Today Croegaert is best remembered for his humorous paintings of Roman Catholic cardinals shown engaging in all too human activities, a subject that he seems to have adopted after his move to Paris in 1876. The fashion for this subject was initiated by Jean-Léon Gérôme in his 1873 painting, L’Eminence Gris, featuring Cardinal Richlieu’s secretary and confidant, François LeClerc du Trembly, who was known as the “Grey Cardinal”. The painting received very positive critical attention as well as popular acclaim, appealing to the taste for anecdotal genre paintings featuring historical French figures. Unexpectedly, it also spurred an interest in genre images showcasing Catholic cardinals. The following year, Jehan-Georges Vibert began composing less flattering, but more amusing images of the French clergy. The Schism, for example, shows a robust abbot and a red-robed cardinal seated back to back in a velvet armchairs with the remains of a generous lunch on a nearby table. Neither man acknowledges the other and their gestures suggest that they are thoroughly unhappy with each other. The “schism” reveals not theological discourse, but two very sulky prelates who clearly lack a scintilla of charity or patience. [vi]

Together with Vibert and Andrea Landini, Croegaert formed a small group of specialists who developed these comic canvases of religious figures. Later in the century, Marcel Brunery would also take up this particular type of painting. Croegaert depicted cardinals enjoying their cigars, playing cards, inspecting nude models ostensibly on behalf of the artist, enjoying the antics of their cats, and—always—partaking of sumptuous food and drink. Occasionally, they are also shown appreciating artworks and rare books; and in one case, sitting at an easel to paint. Typically, these are narrative paintings, usually lampooning the foibles of the supposedly pious religious leaders. The satire is gentle, but often pointed.

The paintings of cardinals were very popular in the anti-clerical Third Republic of France, and they undoubtedly helped to establish Croegaert as a respected member of the Paris art world. His career seems to have prospered, and by 1900, he had moved from bohemian Montmartre to the rue Bartholdi, 11 in the elegant neighborhood of Bologne-Billancourt near the Bois de Bologne. There is a self-portrait of the artist as a middle-aged man seated at his desk in a very elegant room—perhaps in his new home.

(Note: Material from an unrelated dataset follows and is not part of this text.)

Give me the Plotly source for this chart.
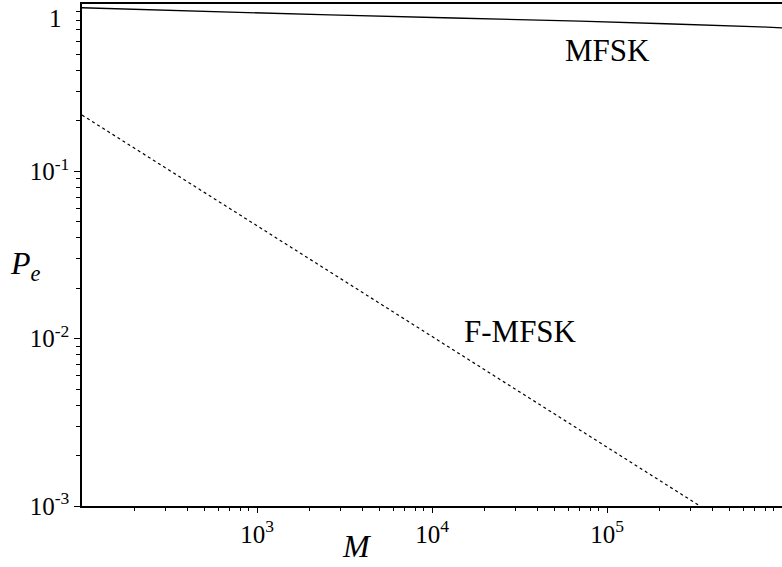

With the advent of war in 1914, life in Paris became increasingly difficult. Like most other artists, Croegaert probably continued to paint, but there is no record of any further exhibitions to date.  Nor is there any information about his personal life until his death is recorded in Paris in 1923.

Janet Whitmore, Ph.D.

Selected Museums

Art Gallery of New South Wales, Sydney, Australia
Hartlepool Museums and Heritage Service, Hartlepool, North Yorkshire
Haworth Art Gallery, Accrington, Lancashire
Russell-Cotes Art Gallery & Museum, Bournemouth, Dorset
Shipley Art Gallery, Gateshead, Tyne and Wear
Wigan Arts and Heritage Service, Manchester

[i] Belgium became an independent nation in 1831. It had been part of the Kingdom of the Low Countries following the fall of Napoléon at Waterloo, but obtained its independence only after breaking from Dutch rule in 1830. The so-called “Great Powers” of Austria, Prussia, Britain, Russia, and France supported this development as long as Belgium agreed to remain neutral in any future conflicts. Leopold I of the German house of Saxe-Coburg-Gotha assumed the role of king in 1831, industrializing the new nation and successfully maintaining political neutrality.

[ii] Denis Laoureux, ed., En nature: La Société libre des beaux-art d’Artran à Whistler (Namur: Province de Namur, Belgium, 2013) 12. For an overview of Realism in Belgium, see Janet Whitmore, “Building a Cultural Identity: Belgian Realists and the School of Tervueren” in Toward a New 19th-Century Art (Minneapolis: Books & Projects in association with ACC Publishing Group, 2017) 67-79.

[iii] Antwerp was the primary center of both culture and commerce from the late medieval period until well into the nineteenth century. The Royal Academy of Fine Arts was founded in 1663 by David Teniers the Younger, court painter to Archduke Leopold Wilhelm and master of the guild of Saint Luke, and became the primary school of art in the region. Brussels did not become a major cultural center until after the establishment of the city as the Belgian capital following independence.

[iv] Explication des ouvrages de peinture et dessins, sculpture, architecture, gravure  et lithographie des artistes vivants (Paris: Société d’imprimerie et librairie administratives et classiques (Paul Dupont), 1886) 51.

[v] See Dictionnaire des peintres belges at: balat.kikirpa.be/peintres

[vi] Eric Zafran pioneered the study of these “cardinal” paintings in his book, Cavaliers and Cardinals, Nineteenth Century French Anecdotal Paintings (Cincinnati: Taft Museum, 1992). Exhibition catalogue. His work remains a primary source on this subject.